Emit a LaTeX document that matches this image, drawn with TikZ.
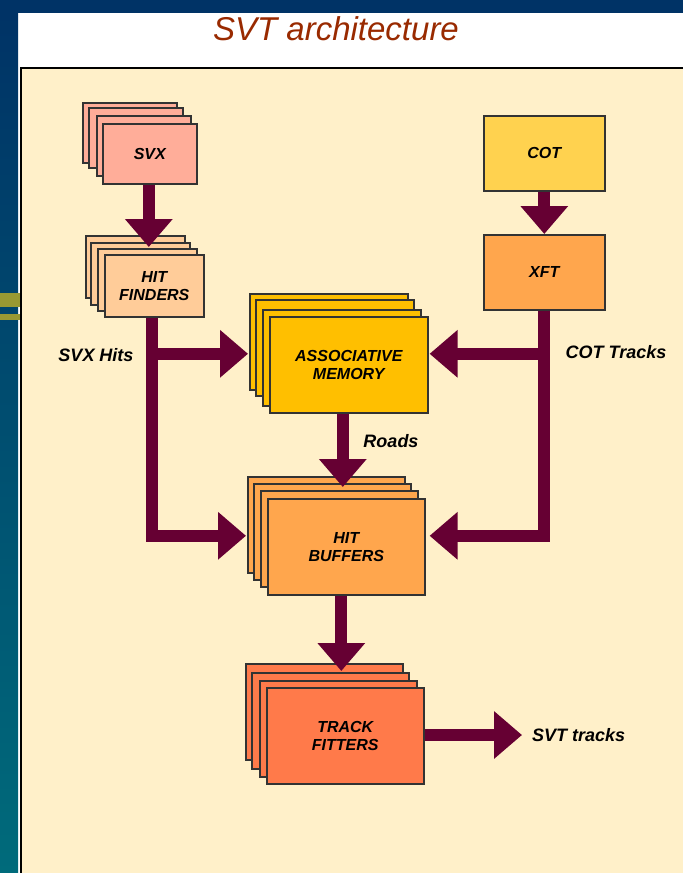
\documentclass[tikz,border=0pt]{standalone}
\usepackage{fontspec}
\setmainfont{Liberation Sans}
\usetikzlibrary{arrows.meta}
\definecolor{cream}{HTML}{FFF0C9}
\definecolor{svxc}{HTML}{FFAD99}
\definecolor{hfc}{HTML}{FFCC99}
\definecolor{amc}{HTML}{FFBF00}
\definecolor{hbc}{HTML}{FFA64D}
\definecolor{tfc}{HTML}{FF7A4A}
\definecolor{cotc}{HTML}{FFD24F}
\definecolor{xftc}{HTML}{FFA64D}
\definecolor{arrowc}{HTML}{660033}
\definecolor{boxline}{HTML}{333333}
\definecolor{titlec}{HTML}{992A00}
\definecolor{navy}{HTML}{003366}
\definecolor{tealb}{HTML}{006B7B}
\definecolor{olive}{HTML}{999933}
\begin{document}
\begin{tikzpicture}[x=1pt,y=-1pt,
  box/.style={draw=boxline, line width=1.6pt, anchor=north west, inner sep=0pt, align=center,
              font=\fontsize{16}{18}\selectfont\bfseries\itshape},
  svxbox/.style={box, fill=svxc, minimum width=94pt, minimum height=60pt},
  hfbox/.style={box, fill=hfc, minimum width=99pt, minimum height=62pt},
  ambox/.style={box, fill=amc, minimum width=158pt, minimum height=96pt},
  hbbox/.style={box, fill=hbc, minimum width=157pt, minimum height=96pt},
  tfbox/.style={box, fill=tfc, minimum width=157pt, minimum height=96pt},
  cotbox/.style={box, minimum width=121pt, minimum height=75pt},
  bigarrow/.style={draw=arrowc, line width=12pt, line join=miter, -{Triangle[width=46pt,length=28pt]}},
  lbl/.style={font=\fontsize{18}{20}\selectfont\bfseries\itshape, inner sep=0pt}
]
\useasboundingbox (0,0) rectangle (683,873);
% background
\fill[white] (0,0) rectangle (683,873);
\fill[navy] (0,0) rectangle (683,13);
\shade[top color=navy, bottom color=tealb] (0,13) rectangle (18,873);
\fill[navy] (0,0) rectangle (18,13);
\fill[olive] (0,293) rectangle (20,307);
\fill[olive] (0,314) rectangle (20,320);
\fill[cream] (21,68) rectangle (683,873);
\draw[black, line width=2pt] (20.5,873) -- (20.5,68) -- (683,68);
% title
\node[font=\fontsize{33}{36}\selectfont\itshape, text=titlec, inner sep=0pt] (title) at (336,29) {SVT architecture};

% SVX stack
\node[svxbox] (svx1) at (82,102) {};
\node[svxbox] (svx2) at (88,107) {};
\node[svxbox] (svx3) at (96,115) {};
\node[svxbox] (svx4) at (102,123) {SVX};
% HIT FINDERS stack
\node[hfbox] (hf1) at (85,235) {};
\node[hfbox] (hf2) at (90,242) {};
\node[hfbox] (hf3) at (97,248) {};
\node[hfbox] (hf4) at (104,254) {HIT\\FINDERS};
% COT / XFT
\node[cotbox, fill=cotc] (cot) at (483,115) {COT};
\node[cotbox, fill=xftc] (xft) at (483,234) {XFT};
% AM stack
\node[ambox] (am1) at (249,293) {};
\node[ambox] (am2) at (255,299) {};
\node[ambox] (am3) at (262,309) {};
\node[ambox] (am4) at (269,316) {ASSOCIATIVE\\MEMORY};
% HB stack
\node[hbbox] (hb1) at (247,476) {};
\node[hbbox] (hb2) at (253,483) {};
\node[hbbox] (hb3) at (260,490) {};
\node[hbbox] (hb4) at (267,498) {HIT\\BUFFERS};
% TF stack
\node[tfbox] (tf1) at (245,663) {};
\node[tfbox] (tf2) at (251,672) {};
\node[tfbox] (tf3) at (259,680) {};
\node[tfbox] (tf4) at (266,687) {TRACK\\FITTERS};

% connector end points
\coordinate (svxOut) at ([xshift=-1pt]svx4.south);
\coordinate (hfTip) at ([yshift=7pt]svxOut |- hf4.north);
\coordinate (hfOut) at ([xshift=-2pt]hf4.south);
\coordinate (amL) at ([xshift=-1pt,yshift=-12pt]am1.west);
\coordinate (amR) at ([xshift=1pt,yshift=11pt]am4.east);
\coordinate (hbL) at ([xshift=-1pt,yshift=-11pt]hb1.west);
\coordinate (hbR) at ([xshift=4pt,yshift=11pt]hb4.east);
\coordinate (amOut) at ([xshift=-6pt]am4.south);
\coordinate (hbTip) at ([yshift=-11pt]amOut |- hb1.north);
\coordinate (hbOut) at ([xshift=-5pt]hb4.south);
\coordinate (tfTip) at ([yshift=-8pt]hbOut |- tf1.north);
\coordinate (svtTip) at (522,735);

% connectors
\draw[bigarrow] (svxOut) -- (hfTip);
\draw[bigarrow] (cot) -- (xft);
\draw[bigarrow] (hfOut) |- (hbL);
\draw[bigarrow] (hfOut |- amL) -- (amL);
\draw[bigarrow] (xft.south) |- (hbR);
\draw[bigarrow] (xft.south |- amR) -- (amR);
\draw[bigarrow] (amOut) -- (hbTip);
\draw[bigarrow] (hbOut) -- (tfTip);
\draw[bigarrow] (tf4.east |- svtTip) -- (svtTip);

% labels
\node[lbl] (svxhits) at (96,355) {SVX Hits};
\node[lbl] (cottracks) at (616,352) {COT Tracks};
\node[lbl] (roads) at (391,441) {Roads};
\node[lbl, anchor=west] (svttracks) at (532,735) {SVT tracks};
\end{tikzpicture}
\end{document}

* * *

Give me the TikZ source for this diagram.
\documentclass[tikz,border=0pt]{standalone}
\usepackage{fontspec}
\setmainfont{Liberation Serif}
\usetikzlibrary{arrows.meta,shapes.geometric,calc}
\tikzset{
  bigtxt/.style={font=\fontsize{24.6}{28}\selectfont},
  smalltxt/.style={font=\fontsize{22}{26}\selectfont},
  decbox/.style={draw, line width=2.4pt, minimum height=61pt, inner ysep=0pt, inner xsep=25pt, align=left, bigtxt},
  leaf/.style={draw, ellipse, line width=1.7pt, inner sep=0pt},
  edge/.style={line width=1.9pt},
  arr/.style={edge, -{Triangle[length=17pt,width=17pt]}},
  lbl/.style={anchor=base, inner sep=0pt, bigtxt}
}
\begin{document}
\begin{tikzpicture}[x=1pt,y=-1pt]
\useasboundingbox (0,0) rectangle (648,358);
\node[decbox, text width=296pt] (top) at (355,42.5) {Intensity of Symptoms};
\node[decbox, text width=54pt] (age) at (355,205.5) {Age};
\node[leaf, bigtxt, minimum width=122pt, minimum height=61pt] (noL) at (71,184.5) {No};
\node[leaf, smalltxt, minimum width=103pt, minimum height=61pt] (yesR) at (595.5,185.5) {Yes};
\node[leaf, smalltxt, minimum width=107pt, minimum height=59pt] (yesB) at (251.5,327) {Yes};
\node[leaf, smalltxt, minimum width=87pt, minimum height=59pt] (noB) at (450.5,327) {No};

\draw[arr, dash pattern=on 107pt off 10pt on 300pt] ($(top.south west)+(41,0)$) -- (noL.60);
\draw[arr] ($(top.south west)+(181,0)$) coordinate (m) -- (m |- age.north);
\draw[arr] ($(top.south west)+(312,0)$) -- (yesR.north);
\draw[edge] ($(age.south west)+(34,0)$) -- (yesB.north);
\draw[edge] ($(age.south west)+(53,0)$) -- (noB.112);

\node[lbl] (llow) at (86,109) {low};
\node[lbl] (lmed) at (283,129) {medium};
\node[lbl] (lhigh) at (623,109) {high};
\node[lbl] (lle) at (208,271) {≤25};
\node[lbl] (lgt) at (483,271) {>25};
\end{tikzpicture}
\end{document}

==

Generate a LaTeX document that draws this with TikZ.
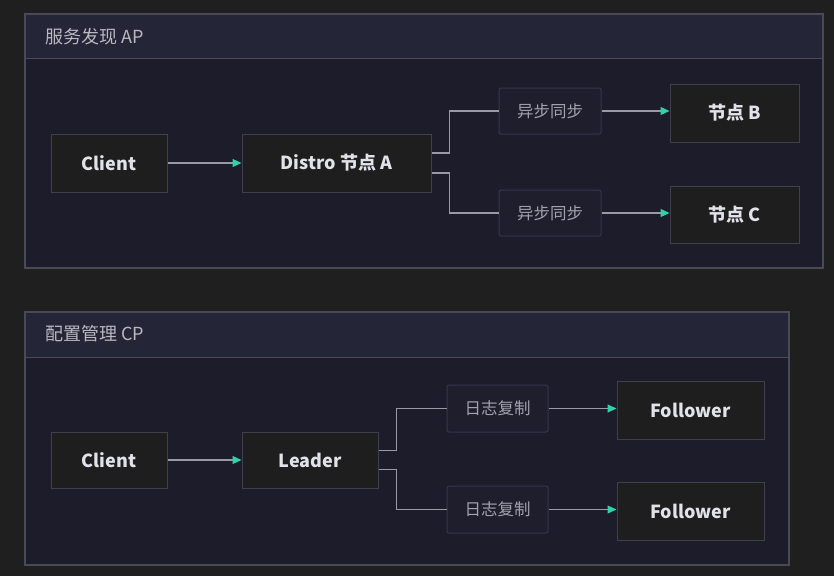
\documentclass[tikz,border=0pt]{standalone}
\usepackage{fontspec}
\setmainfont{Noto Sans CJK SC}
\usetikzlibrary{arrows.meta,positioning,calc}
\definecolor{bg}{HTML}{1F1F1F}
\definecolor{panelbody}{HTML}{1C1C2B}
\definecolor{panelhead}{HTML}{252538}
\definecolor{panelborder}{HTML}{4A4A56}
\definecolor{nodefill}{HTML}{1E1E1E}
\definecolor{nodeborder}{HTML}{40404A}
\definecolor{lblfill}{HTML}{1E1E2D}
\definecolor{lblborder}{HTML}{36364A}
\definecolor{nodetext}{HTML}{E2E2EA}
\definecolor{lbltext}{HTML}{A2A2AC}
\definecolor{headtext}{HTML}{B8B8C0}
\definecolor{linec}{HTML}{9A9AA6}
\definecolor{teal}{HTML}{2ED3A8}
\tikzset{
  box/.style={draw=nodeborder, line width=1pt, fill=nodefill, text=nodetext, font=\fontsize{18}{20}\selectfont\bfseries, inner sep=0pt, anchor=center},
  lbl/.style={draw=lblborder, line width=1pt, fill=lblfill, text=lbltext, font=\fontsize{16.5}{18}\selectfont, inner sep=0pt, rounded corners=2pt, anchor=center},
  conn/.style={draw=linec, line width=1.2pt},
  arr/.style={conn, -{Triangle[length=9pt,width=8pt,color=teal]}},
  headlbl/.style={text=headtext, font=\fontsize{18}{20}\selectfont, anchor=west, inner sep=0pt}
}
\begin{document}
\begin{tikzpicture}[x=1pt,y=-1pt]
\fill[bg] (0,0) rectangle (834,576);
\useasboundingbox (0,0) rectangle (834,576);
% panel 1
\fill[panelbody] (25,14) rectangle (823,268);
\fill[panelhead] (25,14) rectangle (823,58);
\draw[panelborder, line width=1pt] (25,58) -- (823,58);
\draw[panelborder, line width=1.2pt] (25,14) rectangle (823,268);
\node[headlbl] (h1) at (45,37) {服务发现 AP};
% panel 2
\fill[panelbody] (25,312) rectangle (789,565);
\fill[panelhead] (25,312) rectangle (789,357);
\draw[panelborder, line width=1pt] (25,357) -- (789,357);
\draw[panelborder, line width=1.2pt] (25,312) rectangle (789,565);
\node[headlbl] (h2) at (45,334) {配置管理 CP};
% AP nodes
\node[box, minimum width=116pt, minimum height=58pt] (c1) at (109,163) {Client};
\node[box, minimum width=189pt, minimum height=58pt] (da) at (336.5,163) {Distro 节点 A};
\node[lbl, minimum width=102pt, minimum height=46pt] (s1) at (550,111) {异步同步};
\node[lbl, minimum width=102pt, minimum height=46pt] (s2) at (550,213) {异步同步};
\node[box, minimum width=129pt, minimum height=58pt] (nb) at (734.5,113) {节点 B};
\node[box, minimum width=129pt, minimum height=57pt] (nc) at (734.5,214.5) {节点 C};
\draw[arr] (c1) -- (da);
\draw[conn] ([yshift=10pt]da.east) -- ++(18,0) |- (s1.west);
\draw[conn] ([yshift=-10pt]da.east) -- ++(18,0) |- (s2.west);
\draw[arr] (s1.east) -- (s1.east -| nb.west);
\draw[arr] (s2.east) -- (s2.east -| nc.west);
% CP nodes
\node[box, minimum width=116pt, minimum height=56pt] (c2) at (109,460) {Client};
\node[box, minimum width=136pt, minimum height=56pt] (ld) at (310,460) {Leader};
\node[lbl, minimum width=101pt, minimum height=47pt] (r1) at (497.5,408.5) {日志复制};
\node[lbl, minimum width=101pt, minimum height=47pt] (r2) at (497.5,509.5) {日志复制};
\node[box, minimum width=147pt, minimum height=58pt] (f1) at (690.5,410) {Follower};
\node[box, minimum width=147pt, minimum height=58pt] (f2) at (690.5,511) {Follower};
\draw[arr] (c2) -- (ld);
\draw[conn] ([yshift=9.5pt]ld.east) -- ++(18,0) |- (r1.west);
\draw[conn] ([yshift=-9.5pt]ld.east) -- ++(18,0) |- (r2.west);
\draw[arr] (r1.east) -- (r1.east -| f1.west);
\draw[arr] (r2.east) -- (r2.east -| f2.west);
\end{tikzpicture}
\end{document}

**Request**
Each line that holds the word "this" is to be copied.

**The output**
Emit a LaTeX document that matches this image, drawn with TikZ.
Give me the TikZ source for this diagram.
Generate a LaTeX document that draws this with TikZ.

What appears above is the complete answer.